Reading any text of fiction, even if the reader and writer belong to the same culture, live in the same country and historical period, means crossing the borders of cultures. The readers who identify themselves with certain cultural landscape and share certain value and behavior attitudes get acquainted with a set of different attitudes presented, one way or another, in a work of fiction. But if the author’s ethnic identity, experience, cultural practices are different from those of the reader’s, and in a literary work he or she presents multiple lifeworlds and cultural settings, the reader inevitably gets more sensitive to the diversity of cultures.

A positive for readers result of immersing in the dialogue of cultures can be explained as follows. The readers expose themselves to diversity, flexible character identities, differences and similarities between their own culture and various cultures presented in the work of fiction. This ultimately leads to developing their transcultural sensibility. However, negative consequences are also possible – cultural misunderstanding, observation of polarities and tension between cultural values and up to the latent but no less dangerous intercultural conflict (Ter-Minasova, 2000). In this regard, a transcultural approach allows the readers to avoid possible pitfalls while reading a work of fiction. G. Dupuis explains this idea in the following passage: “Transculturalism takes place when at least two – and sometimes three or more – cultures are not only engaged in dialogue, but partake in a more profound and often contradictory process, in which enlightenment, understanding, and continuous reassessment of identity are at play. The ultimate aim is to transform each other’s identity through a long, arduous, and sometimes painful negotiation of Otherness” (Dupuis, 2008, p. 500).
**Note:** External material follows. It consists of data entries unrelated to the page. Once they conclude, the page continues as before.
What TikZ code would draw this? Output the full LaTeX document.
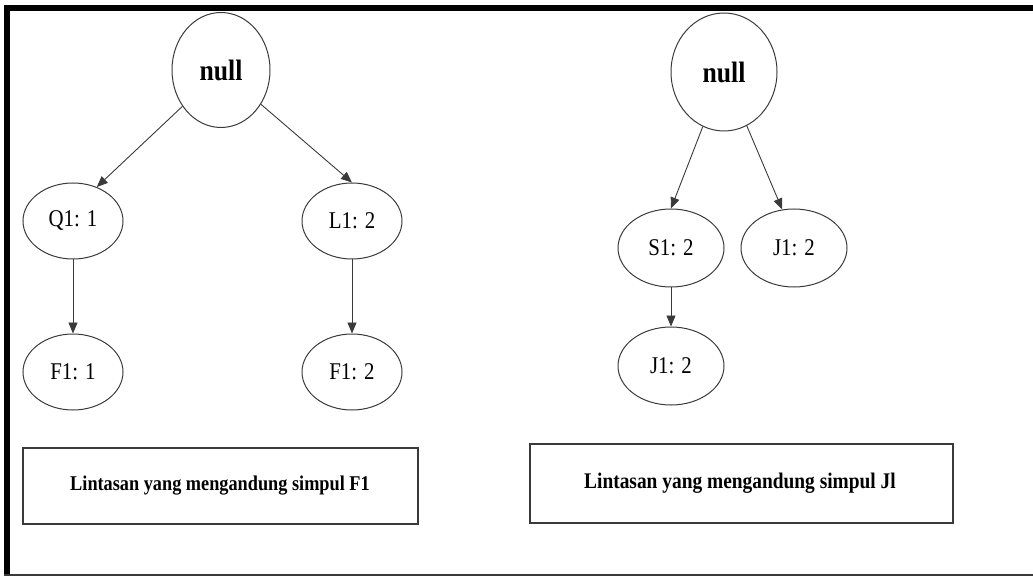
\documentclass[tikz,border=0pt]{standalone}
\usepackage{fontspec}
\setmainfont{Liberation Serif}
\newfontfamily\condfont[FakeStretch=0.87]{Liberation Serif}
\usetikzlibrary{arrows.meta,shapes.geometric}
\definecolor{linegray}{HTML}{3A3A3A}
\tikzset{
  x=1pt,y=1pt,
  oval/.style={ellipse,draw=linegray,line width=1pt,inner sep=0pt,
    font=\condfont\fontsize{24}{28}\selectfont},
  rootoval/.style={oval,font=\condfont\fontsize{29.5}{34}\selectfont\bfseries},
  capbox/.style={rectangle,draw=linegray,line width=1.1pt,inner sep=0pt},
  captext/.style={font=\condfont\fontsize{#1}{24}\selectfont\bfseries},
  arr/.style={draw=linegray,line width=0.9pt,-{Triangle[length=11pt,width=9pt]}},
}
\begin{document}
\begin{tikzpicture}
\useasboundingbox (0,0) rectangle (1033,-577);
% frame
\fill[black] (4,-5) rectangle (1033,-11);
\fill[black] (4,-5) rectangle (10,-576);
\draw[linegray,line width=1.5pt] (4,-575) -- (1033,-575);

% left tree
\node[rootoval,minimum width=98pt,minimum height=115pt] (nullL) at (221,-70) {null};
\node[oval,minimum width=100pt,minimum height=76pt] (Q1) at (73,-221) {Q1: 1};
\node[oval,minimum width=100pt,minimum height=76pt] (L1) at (352,-221) {L1: 2};
\node[oval,minimum width=100pt,minimum height=76pt] (F1a) at (73,-372) {F1: 1};
\node[oval,minimum width=100pt,minimum height=76pt] (F1b) at (352,-372) {F1: 2};
\draw[arr] (nullL) -- (Q1.55);
\draw[arr] (nullL) -- (L1.north);
\draw[arr] (Q1) -- (F1a);
\draw[arr] (L1) -- (F1b);
\node[capbox,minimum width=395pt,minimum height=76pt] (boxL) at (220.5,-486) {};
\node[captext=21] (txtL) at (220,-486) {Lintasan yang mengandung simpul F1};

% right tree
\node[rootoval,minimum width=106pt,minimum height=118pt] (nullR) at (724,-72) {null};
\node[oval,minimum width=106pt,minimum height=78pt] (S1) at (671,-248) {S1: 2};
\node[oval,minimum width=106pt,minimum height=78pt] (J1a) at (794,-248) {J1: 2};
\node[oval,minimum width=106pt,minimum height=78pt] (J1b) at (671,-366) {J1: 2};
\draw[arr] (nullR) -- (S1.north);
\draw[arr] (nullR) -- (J1a.107);
\draw[arr] (S1) -- (J1b);
\node[capbox,minimum width=423pt,minimum height=79pt] (boxR) at (741.5,-483.5) {};
\node[captext=22.3] (txtR) at (740,-483) {Lintasan yang mengandung simpul Jl};
\end{tikzpicture}
\end{document}
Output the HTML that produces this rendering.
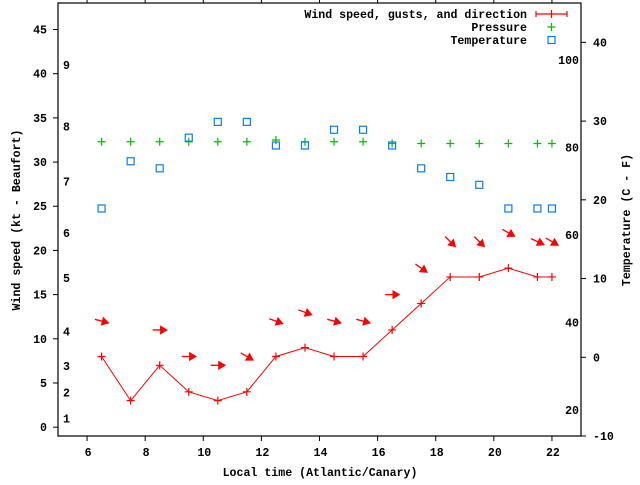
<!DOCTYPE html>
<html><head><meta charset="utf-8"><style>
body{margin:0;background:#fff}
svg text{font-family:"Liberation Mono",monospace;font-weight:bold;font-size:11.6px;fill:#000}
</style></head><body>
<svg id="c" width="640" height="480" xmlns="http://www.w3.org/2000/svg"></svg>
<script>
const hours=[6.5,7.5,8.5,9.5,10.5,11.5,12.5,13.5,14.5,15.5,16.5,17.5,18.5,19.5,20.5,21.5,22];
const windKt=[8,3,7,4,3,4,8,9,8,8,11,14,17,17,18,17,17];
const gustHours=[6.5,8.5,9.5,10.5,11.5,12.5,13.5,14.5,15.5,16.5,17.5,18.5,19.5,20.5,21.5,22];
const gustKt=[12,11,8,7,8,12,13,12,12,15,18,21,21,22,21,21];
const gustTilt=[15,0,0,0,30,20,20,15,15,0,35,45,45,30,25,30];
const pressureKt=[32.3,32.3,32.3,32.3,32.3,32.3,32.5,32.3,32.3,32.3,32.1,32.1,32.1,32.1,32.1,32.1,32.1];
const tempC=[18.9,24.9,24,27.9,29.9,29.9,26.9,26.9,28.9,28.9,26.9,24,22.9,21.9,18.9,18.9,18.9];
const xTicks=[6,8,10,12,14,16,18,20,22];
const yTicks=[0,5,10,15,20,25,30,35,40,45];
const cTicks=[-10,0,10,20,30,40];
const fTicks=[20,40,60,80,100];
const bftLabels=[1,2,3,4,5,6,7,8,9];
const bftKt=[1,3.9,6.9,10.8,16.9,22,27.8,34,41];

const L=58,R=581,T=3,B=436;
const X=h=>L+(h-5)/18*(R-L);
const Y=k=>B-(k+1)/49*(B-T);
const YC=c=>B-(c+10)/55*(B-T);
const YF=f=>YC((f-32)*5/9);
const s=document.getElementById('c');const NS='http://www.w3.org/2000/svg';
function el(t,a,txt){const e=document.createElementNS(NS,t);for(const k in a)e.setAttribute(k,a[k]);if(txt!==undefined)e.textContent=txt;s.appendChild(e);return e;}

let e;
e=el('rect',{x:L,y:T,width:R-L,height:B-T,fill:'none',stroke:'#000','stroke-width':1.2});


xTicks.forEach(h=>{
 e=el('line',{x1:X(h),x2:X(h),y1:B,y2:B+5,stroke:'#000'});
 
 
 e=el('line',{x1:X(h),x2:X(h),y1:T,y2:T-5,stroke:'#000'});
 
 
 e=el('text',{x:X(h)+1,y:B+20,'text-anchor':'middle'},h);
 
 
});
yTicks.forEach(k=>{
 e=el('line',{x1:L-5,x2:L,y1:Y(k),y2:Y(k),stroke:'#000'});
 
 
 e=el('text',{x:L-11,y:Y(k)+4,'text-anchor':'end'},k);
 
 
});
cTicks.forEach(c=>{
 e=el('line',{x1:R,x2:R+5,y1:YC(c),y2:YC(c),stroke:'#000'});
 
 
 e=el('text',{x:R+12,y:YC(c)+4},c);
 
 
});
fTicks.forEach(f=>{
 e=el('text',{x:R-2,y:YF(f)+4,'text-anchor':'end'},f);
 
 
});
bftLabels.forEach((b,i)=>{
 e=el('text',{x:63,y:Y(bftKt[i])+4},b);
 
 
});
e=el('text',{x:320,y:476,'text-anchor':'middle'},'Local time (Atlantic/Canary)');


e=el('text',{x:0,y:0,'text-anchor':'middle',transform:'translate(20,220) rotate(-90)'},'Wind speed (kt - Beaufort)');


e=el('text',{x:0,y:0,'text-anchor':'middle',transform:'translate(630,220) rotate(-90)'},'Temperature (C - F)');



// pressure
hours.forEach((h,i)=>{
 const x=X(h),y=Y(pressureKt[i]);
 e=el('path',{d:`M${x-4} ${y}H${x+4}M${x} ${y-4}V${y+4}`,stroke:'#00c000','stroke-width':1.2});
 
 
});
// temperature
hours.forEach((h,i)=>{
 e=el('rect',{x:X(h)-3.5,y:YC(tempC[i])-3.5,width:7,height:7,fill:'none',stroke:'#0a7ee8','stroke-width':1.2});
 
 
});
// wind line
e=el('polyline',{points:hours.map((h,i)=>X(h)+','+Y(windKt[i])).join(' '),fill:'none',stroke:'#f00','stroke-width':1});


hours.forEach((h,i)=>{
 const x=X(h),y=Y(windKt[i]);
 e=el('path',{d:`M${x-4} ${y}H${x+4}M${x} ${y-4}V${y+4}`,stroke:'#f00','stroke-width':1.2});
 
 
});
// gust arrows
gustHours.forEach((h,i)=>{
 const x=X(h),y=Y(gustKt[i]),a=gustTilt[i]*Math.PI/180;
 const dx=Math.cos(a),dy=Math.sin(a);
 const x1=x-7*dx,y1=y-7*dy,x2=x+7*dx,y2=y+7*dy;
 const px=-dy,py=dx;
 e=el('path',{d:`M${x1} ${y1}L${x2} ${y2}M${x2} ${y2}L${x2-6*dx+3.5*px} ${y2-6*dy+3.5*py}L${x2-6*dx-3.5*px} ${y2-6*dy-3.5*py}Z`,stroke:'#f00',fill:'#f00','stroke-width':1.3});
 
 
});
// legend
const lg=[['Wind speed, gusts, and direction',14],['Pressure',27],['Temperature',40]];
lg.forEach((l,i)=>{
 e=el('text',{x:527,y:l[1]+4,'text-anchor':'end'},l[0]);
 
 
});
e=el('path',{d:'M536 14H567M536 11V17M567 11V17M551.5 10V18',stroke:'#f00','stroke-width':1.2,fill:'none'});


e=el('path',{d:'M547.5 27H555.5M551.5 23V31',stroke:'#00c000','stroke-width':1.2});


e=el('rect',{x:548,y:36.5,width:7,height:7,fill:'none',stroke:'#0a7ee8','stroke-width':1.2});


</script>
</body></html>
The examples of transcultural literary works are the early twenty-first century novels, for instance ‘White Teeth’ by Zadie Smith (2000) and ‘Americanah’ by Chimamanda Ngozi Adichie (2013) and some others in which the authors explore the complexities of the characters’ identity (Stephan, 2020). Tahir Shah’s ‘The Caliph’s House’ (2007) also depicts a transcultural identity construction: “Tahir Shah provides new narrative lines that delve into questions of alterity, mobility, and negotiating difference when crossing borders” (Sbiri, 2020, p. 12). In the novels mentioned above the main characters are immigrants and the plots center round their acculturation within a new society. But there are cases when an identity construction is taking place in some other context, for example in the situation of interaction between different cultural codes. The research question of the present work is what transcultural modes of creative expression enable the writers to depict the transnational cultural processes of modern world.

Purpose of the Study

With this transcultural context in mind, we argue that an American writer Jonathan Franzen in his novel ‘Purity’ (2015) among many other things addresses the issue of mutual interaction of cultures in rapidly globalizing modern world. This novel can be seen as transcultural if we consider the following definition: “we can define a transcultural work of fiction as a work that transcends the borders of a single culture in its choice of topic, vision and scope and thus contributes to a wider global literary perspective” (Dagnino, 2012, p. 4). Thus, the purpose of the article is to analyze J. Franzen’s ‘Purity’ as the novel presenting a dialogue of cultures, as well as to identify the text elements that characterize it as a transcultural work of art.

Research Methods

The main research method in this study is the method of hermeneutic interpretation of units at different levels of the language system, referred to the features of idiostyle of J. Franzen.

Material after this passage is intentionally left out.